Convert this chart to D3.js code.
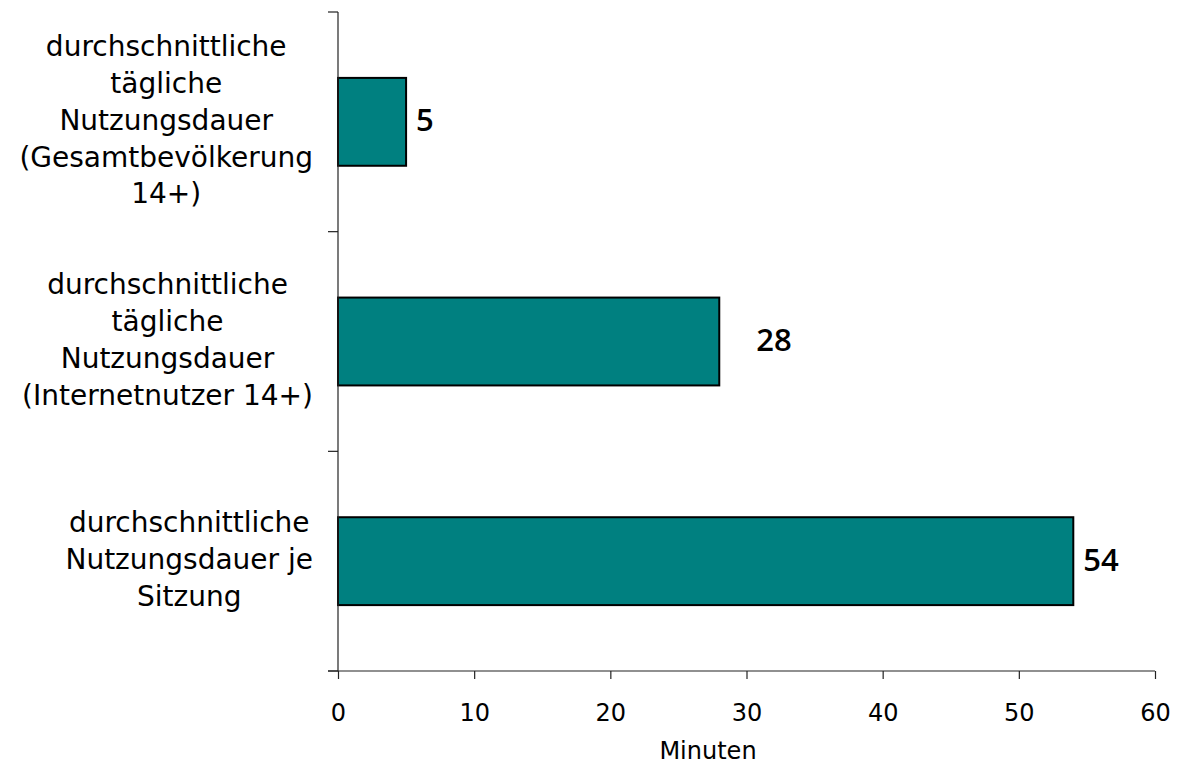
<!DOCTYPE html>
<html>
<head>
<meta charset="utf-8">
<script src="https://cdn.jsdelivr.net/npm/d3@7"></script>
<style>
  html, body { margin: 0; padding: 0; background: #fff; }
  svg { display: block; }
</style>
</head>
<body>
<svg id="chart" width="1182" height="767"></svg>
<script>
// ---- data ----
const categories = [
  ["durchschnittliche", "tägliche", "Nutzungsdauer", "(Gesamtbevölkerung", "14+)"],
  ["durchschnittliche", "tägliche", "Nutzungsdauer", "(Internetnutzer 14+)"],
  ["durchschnittliche", "Nutzungsdauer je", "Sitzung"]
];
const values = [5, 28, 54];
const xTicks = [0, 10, 20, 30, 40, 50, 60];
const xTitle = "Minuten";

// ---- layout ----
(function () {
const svg = d3.select("#chart");
const plotL = 338, plotR = 1155, plotT = 12, plotB = 671;
const catFont = "'DejaVu Sans', sans-serif";

const x = d3.scaleLinear().domain([0, 60]).range([plotL, plotR]);
const y = d3.scaleBand().domain(d3.range(categories.length)).range([plotT, plotB]).padding(0);

// bars
svg.append("g").selectAll("rect")
  .data(values)
  .join("rect")
  .attr("x", x(0))
  .attr("y", (d, i) => y(i) + y.bandwidth() * 0.3)
  .attr("width", d => x(d) - x(0))
  .attr("height", y.bandwidth() * 0.4)
  .attr("fill", "#008080")
  .attr("stroke", "#000")
  .attr("stroke-width", 2);

// value labels
svg.append("g").selectAll("text")
  .data(values)
  .join("text")
  .attr("x", (d, i) => x(d) + (i === 1 ? 37 : 10))
  .attr("y", (d, i) => y(i) + y.bandwidth() / 2 + 9.5)
  .attr("font-family", "'Open Sans', sans-serif")
  .attr("font-weight", 600)
  .attr("font-size", 31)
  .attr("fill", "#000")
  .text(d => d);

// y axis line + boundary ticks
const yAxisG = svg.append("g");
yAxisG.append("line")
  .attr("x1", plotL).attr("x2", plotL)
  .attr("y1", plotT).attr("y2", plotB)
  .attr("stroke", "#222").attr("stroke-width", 1.2);
const bounds = d3.range(categories.length + 1).map(i => i < categories.length ? y(i) : plotB);
yAxisG.selectAll("line.tick")
  .data(bounds)
  .join("line")
  .attr("class", "tick")
  .attr("x1", plotL - 10).attr("x2", plotL)
  .attr("y1", d => d).attr("y2", d => d)
  .attr("stroke", "#222").attr("stroke-width", 1.2);

// x axis
const xAxis = d3.axisBottom(x).tickValues(xTicks).tickSize(8).tickPadding(0).tickFormat(d3.format("d"));
const xg = svg.append("g").attr("transform", `translate(0,${plotB})`).call(xAxis);
xg.select(".domain").remove();
xg.append("line").attr("x1", plotL - 10).attr("x2", plotR).attr("y1", 0).attr("y2", 0)
  .attr("stroke", "#222").attr("stroke-width", 1.2);
xg.selectAll(".tick line").attr("stroke", "#222").attr("stroke-width", 1.2);
xg.selectAll(".tick text")
  .attr("y", 50)
  .attr("dy", null)
  .attr("font-family", catFont)
  .attr("font-size", 24)
  .attr("fill", "#000");

// x title
svg.append("text")
  .attr("x", 708).attr("y", 759)
  .attr("text-anchor", "middle")
  .attr("font-family", catFont)
  .attr("font-size", 24)
  .attr("fill", "#000")
  .text(xTitle);

// category labels (block right-aligned, lines centered within block)
const lh = 36.7;
const labelRight = 313;
categories.forEach((lines, i) => {
  const g = svg.append("g");
  const cy = y(i) + y.bandwidth() / 2;
  const texts = g.selectAll("text")
    .data(lines)
    .join("text")
    .attr("y", (d, j) => cy + (j - (lines.length - 1) / 2) * lh + 8)
    .attr("font-family", catFont)
    .attr("font-size", 28)
    .attr("fill", "#000")
    .attr("text-anchor", "middle")
    .text(d => d);
  let maxW = 0;
  texts.each(function () { maxW = Math.max(maxW, this.getComputedTextLength()); });
  texts.attr("x", labelRight - maxW / 2);
});
})();
</script>
</body>
</html>
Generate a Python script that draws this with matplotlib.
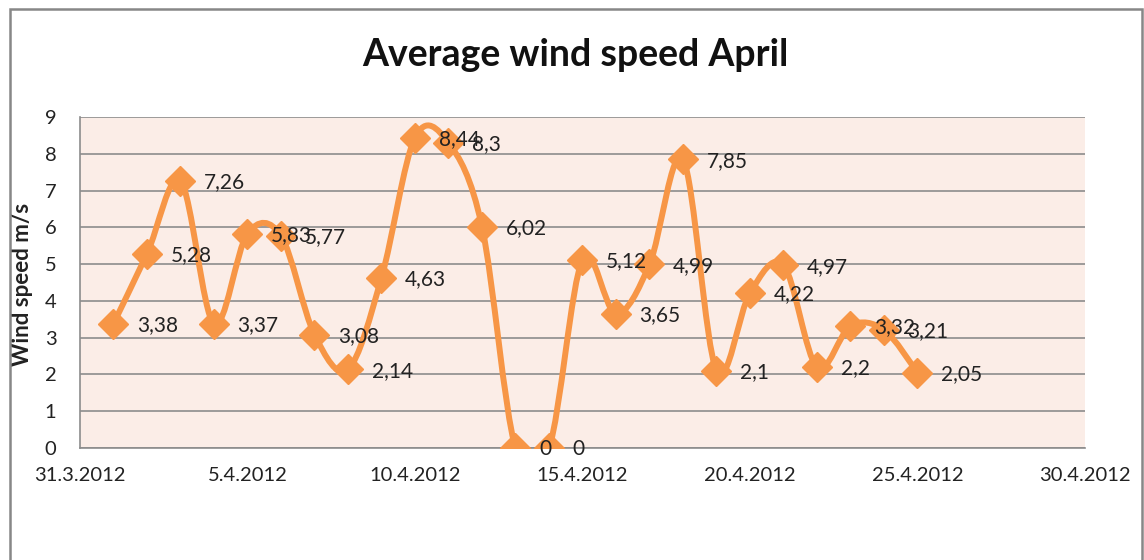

◆ **WORK REQUIRED**
Every line of the listing that holds "script" should be found and copied.

◆ **RESULT OF THIS TASK**
<script src="https://cdn.jsdelivr.net/npm/d3@7"></script>
<script>
</script>
Generate a Python script that draws this with matplotlib.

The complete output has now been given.